In a press statement released Tuesday, the BPA accused Southern Air of using “blatant intimidation tactics” on the pilots, including forcing them to violate an Employment Act by having their “fingerprints taken and saved on a laptop computer without explanation” as well as giving the pilots letters and new contract proposals of employment even though a previous one had already been drafted by the BPA and ratified by its members.
The counter petition signed by the pilots said: “We, the pilots of Southern Air Charter Company Limited, would like to assure the public that in no way are we being threatened or intimidated by management to do our job. As professional pilots of Southern Air, we pride ourselves in upholding the highest safety standards at all times. There are rules and regulations that we adhere to with no exception.
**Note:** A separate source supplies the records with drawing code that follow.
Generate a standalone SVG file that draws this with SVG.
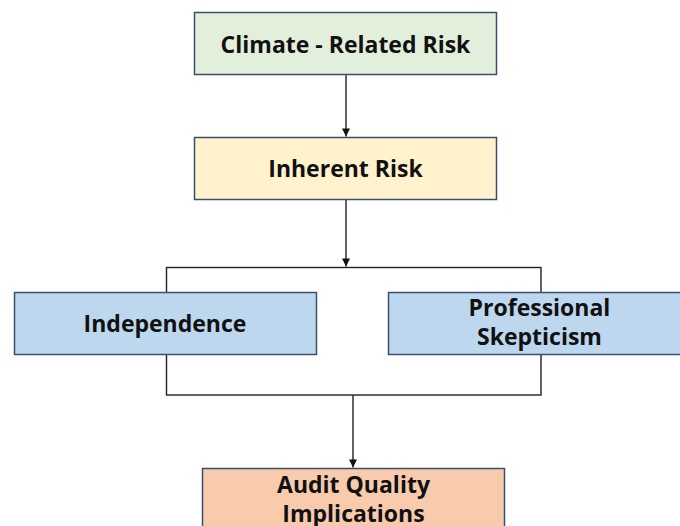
<svg xmlns="http://www.w3.org/2000/svg" width="680" height="526" viewBox="0 0 680 526">
  <style>
    .box { stroke: #3b4e6f; stroke-width: 1.5; }
    .lbl { font-family: "Open Sans", "Liberation Sans", sans-serif; font-weight: bold; font-size: 23px; fill: #111; text-anchor: middle; }
    .conn { fill: none; stroke: #222; stroke-width: 1.4; }
  </style>
  <defs>
    <marker id="arrow" viewBox="0 0 10 10" refX="10" refY="5" markerWidth="9" markerHeight="8" markerUnits="userSpaceOnUse" orient="auto">
      <path d="M0,0 L10,5 L0,10 Z" fill="#111"/>
    </marker>
  </defs>
  <rect width="680" height="526" fill="#ffffff"/>
  <g id="connectors">
    <line class="conn" x1="346" y1="75" x2="346" y2="136.5" marker-end="url(#arrow)"/>
    <line class="conn" x1="346" y1="200" x2="346" y2="266.5" marker-end="url(#arrow)"/>
    <rect class="conn" x="166.5" y="267.5" width="374.5" height="127.5" stroke="#333"/>
    <line class="conn" x1="353" y1="395" x2="353" y2="467.5" marker-end="url(#arrow)"/>
  </g>
  <g id="climate-related-risk">
    <rect class="box" x="194.5" y="12.5" width="302" height="62" fill="#e2efda"/>
    <text class="lbl" x="345.5" y="53">Climate - Related Risk</text>
  </g>
  <g id="inherent-risk">
    <rect class="box" x="194.5" y="137.5" width="302" height="62" fill="#fff2cc"/>
    <text class="lbl" x="345.5" y="177">Inherent Risk</text>
  </g>
  <g id="independence">
    <rect class="box" x="14.5" y="292.5" width="302" height="62" fill="#bdd7ee"/>
    <text class="lbl" x="165" y="332">Independence</text>
  </g>
  <g id="professional-skepticism">
    <rect class="box" x="388.5" y="292.5" width="302" height="62" fill="#bdd7ee"/>
    <text class="lbl" x="539.5" y="316">Professional</text>
    <text class="lbl" x="539.5" y="345">Skepticism</text>
  </g>
  <g id="audit-quality-implications">
    <rect class="box" x="202.5" y="468.5" width="302" height="70" fill="#f8cbad"/>
    <text class="lbl" x="353.5" y="493">Audit Quality</text>
    <text class="lbl" x="353.5" y="522">Implications</text>
  </g>
</svg>
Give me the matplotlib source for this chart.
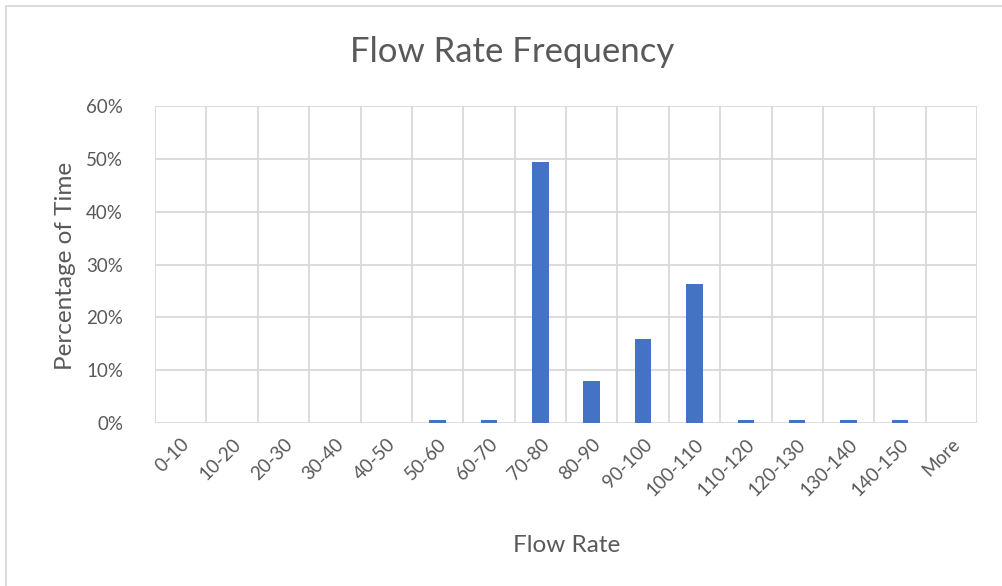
import matplotlib
matplotlib.use("Agg")
import matplotlib.pyplot as plt
from matplotlib.lines import Line2D
from matplotlib.ticker import FuncFormatter, MultipleLocator

categories = ["0-10", "10-20", "20-30", "30-40", "40-50", "50-60", "60-70", "70-80",
              "80-90", "90-100", "100-110", "110-120", "120-130", "130-140", "140-150", "More"]
percent = [0, 0, 0, 0, 0, 0.5, 0.5, 49.4, 7.9, 15.9, 26.3, 0.5, 0.5, 0.5, 0.5, 0]

plt.rcParams['font.family'] = ['Lato', 'DejaVu Sans']
txt = '#595959'
grid = '#d9d9d9'

W, H = 1002, 586
fig = plt.figure(figsize=(W/100, H/100), dpi=100)
ax = fig.add_axes([155/W, 1 - 423/H, (977-155)/W, (423-106)/H])

x = list(range(len(categories)))
ax.bar(x, percent, width=0.32, color='#4472c4', zorder=3)
ax.set_xlim(-0.5, len(categories) - 0.5)
ax.set_ylim(0, 60)
ax.yaxis.set_major_locator(MultipleLocator(10))
ax.yaxis.set_major_formatter(FuncFormatter(lambda v, p: f"{v:.0f}%"))

# vertical gridlines at category boundaries
for b in range(len(categories) + 1):
    ax.axvline(b - 0.5, color=grid, lw=1.3, zorder=1)
ax.grid(axis='y', color=grid, lw=1.3, zorder=1)

ax.set_xticks(x)
ax.set_xticklabels(categories, rotation=45, ha='right', rotation_mode='anchor')
ax.tick_params(axis='both', length=0, labelsize=13.5, colors=txt)
ax.tick_params(axis='y', pad=23)
ax.tick_params(axis='x', pad=9)
for s in ax.spines.values():
    s.set_visible(False)

fig.text(512/W, 1 - 52/H, "Flow Rate Frequency", fontsize=25, color=txt, ha='center', va='center')
fig.text(567/W, 1 - 545/H, "Flow Rate", fontsize=17.5, color=txt, ha='center', va='center')
fig.text(66/W, 1 - 266/H, "Percentage of Time", fontsize=17.5, color=txt, ha='center', va='center', rotation=90)

# chart border (top and left visible)
fig.add_artist(Line2D([6/W, 6/W], [0, 1 - 6/H], transform=fig.transFigure, color='#d9d9d9', lw=1.3))
fig.add_artist(Line2D([6/W, 1], [1 - 6/H, 1 - 6/H], transform=fig.transFigure, color='#d9d9d9', lw=1.3))

fig.savefig("out.png", dpi=100)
The accusations made by the Bahamas Pilots’ Alliance are false and are not representative of the pilots of Southern Air Charter Company Limited.”
Mr Ferguson added that the BPA’s messages were “strange” and that the pilots were not aware of problems between Southern Air and the union until they read articles about the issues in yesterday’s newspapers.
“I don’t know if the man who got terminated is taking this personally and is the one behind this because he is a member of the union board, but we the pilots had a meeting this morning about the issues,” he said, adding: “The general consensus was that the union’s message was false and misrepresented us.”
Mr Ferguson said the fact that legal action was being considered as a step to be taken against the union is unfortunate because the union has the support of most of the pilots, including himself, a founding member.
The pilots also said: “No set of employee fingerprints were asked for or obtained by management on any laptop.”